## start

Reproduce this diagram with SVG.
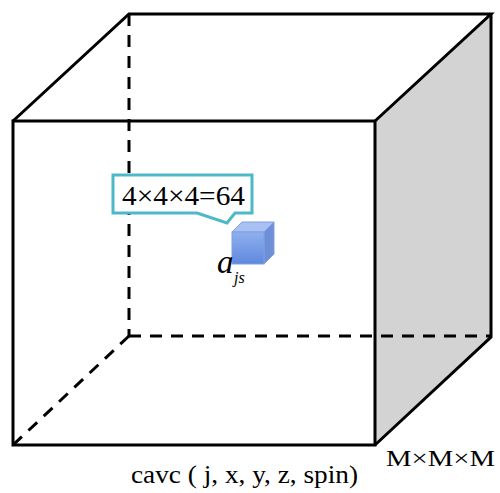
<svg xmlns="http://www.w3.org/2000/svg" width="500" height="493" viewBox="0 0 500 493">
<defs>
<style>
.edge{stroke:#000;stroke-width:3;fill:none;stroke-linejoin:miter}
.dash{stroke:#000;stroke-width:3;fill:none;stroke-dasharray:12,9}
.t{font-family:"Liberation Serif","Times New Roman",serif;fill:#000}
</style>
<linearGradient id="cf" x1="0" y1="0" x2="0" y2="1">
<stop offset="0" stop-color="#8fb0ef"/><stop offset="1" stop-color="#5f88de"/>
</linearGradient>
</defs>
<rect width="500" height="493" fill="#fff"/>
<g id="big-cube">
<polygon points="375,121 491,14 491,337 375,445" fill="#d3d3d3"/>
<line class="dash" x1="129" y1="14" x2="129" y2="336"/>
<line class="dash" x1="129" y1="336" x2="491" y2="336"/>
<line class="dash" x1="129" y1="336" x2="13" y2="445"/>
<rect class="edge" x="13" y="121" width="362" height="324"/>
<polyline class="edge" points="13,121 129,14 491,14 375,121"/>
<polyline class="edge" points="491,14 491,337 375,445"/>
</g>
<g id="callout">
<path d="M113,175 H252 V213 H235 L227,223 L197,213 H113 Z" fill="#fff" stroke="#4db8c8" stroke-width="3"/>
<text class="t" x="122" y="205" font-size="27" textLength="123" lengthAdjust="spacingAndGlyphs">4×4×4=64</text>
</g>
<g id="small-cube">
<polygon points="232,232 242,222 274,222 264,232" fill="#a9c1f2" stroke="#7f9fe0" stroke-width="1"/>
<polygon points="264,232 274,222 274,254 264,264" fill="#6d8fd8" stroke="#7f9fe0" stroke-width="1"/>
<rect x="232" y="232" width="32" height="32" fill="url(#cf)" stroke="#7f9fe0" stroke-width="1"/>
<text class="t" x="217" y="273" font-size="33" font-style="italic">a</text>
<text class="t" x="234" y="283" font-size="16" font-style="italic">js</text>
</g>
<text class="t" x="131" y="483" font-size="26" textLength="227" lengthAdjust="spacingAndGlyphs">cavc ( j, x, y, z, spin)</text>
<text class="t" x="386" y="466" font-size="24" textLength="109" lengthAdjust="spacingAndGlyphs">M×M×M</text>
</svg>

## end

**Task brief**: Make an exact copy of the whole listing, but don't bring over any pictures.

**Result**:
Reproduce this diagram with SVG.
<svg xmlns="http://www.w3.org/2000/svg" width="500" height="493" viewBox="0 0 500 493">
<defs>
<style>
.edge{stroke:#000;stroke-width:3;fill:none;stroke-linejoin:miter}
.dash{stroke:#000;stroke-width:3;fill:none;stroke-dasharray:12,9}
.t{font-family:"Liberation Serif","Times New Roman",serif;fill:#000}
</style>
<linearGradient id="cf" x1="0" y1="0" x2="0" y2="1">
<stop offset="0" stop-color="#8fb0ef"/><stop offset="1" stop-color="#5f88de"/>
</linearGradient>
</defs>
<rect width="500" height="493" fill="#fff"/>
<g id="big-cube">
<polygon points="375,121 491,14 491,337 375,445" fill="#d3d3d3"/>
<line class="dash" x1="129" y1="14" x2="129" y2="336"/>
<line class="dash" x1="129" y1="336" x2="491" y2="336"/>
<line class="dash" x1="129" y1="336" x2="13" y2="445"/>
<rect class="edge" x="13" y="121" width="362" height="324"/>
<polyline class="edge" points="13,121 129,14 491,14 375,121"/>
<polyline class="edge" points="491,14 491,337 375,445"/>
</g>
<g id="callout">
<path d="M113,175 H252 V213 H235 L227,223 L197,213 H113 Z" fill="#fff" stroke="#4db8c8" stroke-width="3"/>
<text class="t" x="122" y="205" font-size="27" textLength="123" lengthAdjust="spacingAndGlyphs">4×4×4=64</text>
</g>
<g id="small-cube">
<polygon points="232,232 242,222 274,222 264,232" fill="#a9c1f2" stroke="#7f9fe0" stroke-width="1"/>
<polygon points="264,232 274,222 274,254 264,264" fill="#6d8fd8" stroke="#7f9fe0" stroke-width="1"/>
<rect x="232" y="232" width="32" height="32" fill="url(#cf)" stroke="#7f9fe0" stroke-width="1"/>
<text class="t" x="217" y="273" font-size="33" font-style="italic">a</text>
<text class="t" x="234" y="283" font-size="16" font-style="italic">js</text>
</g>
<text class="t" x="131" y="483" font-size="26" textLength="227" lengthAdjust="spacingAndGlyphs">cavc ( j, x, y, z, spin)</text>
<text class="t" x="386" y="466" font-size="24" textLength="109" lengthAdjust="spacingAndGlyphs">M×M×M</text>
</svg>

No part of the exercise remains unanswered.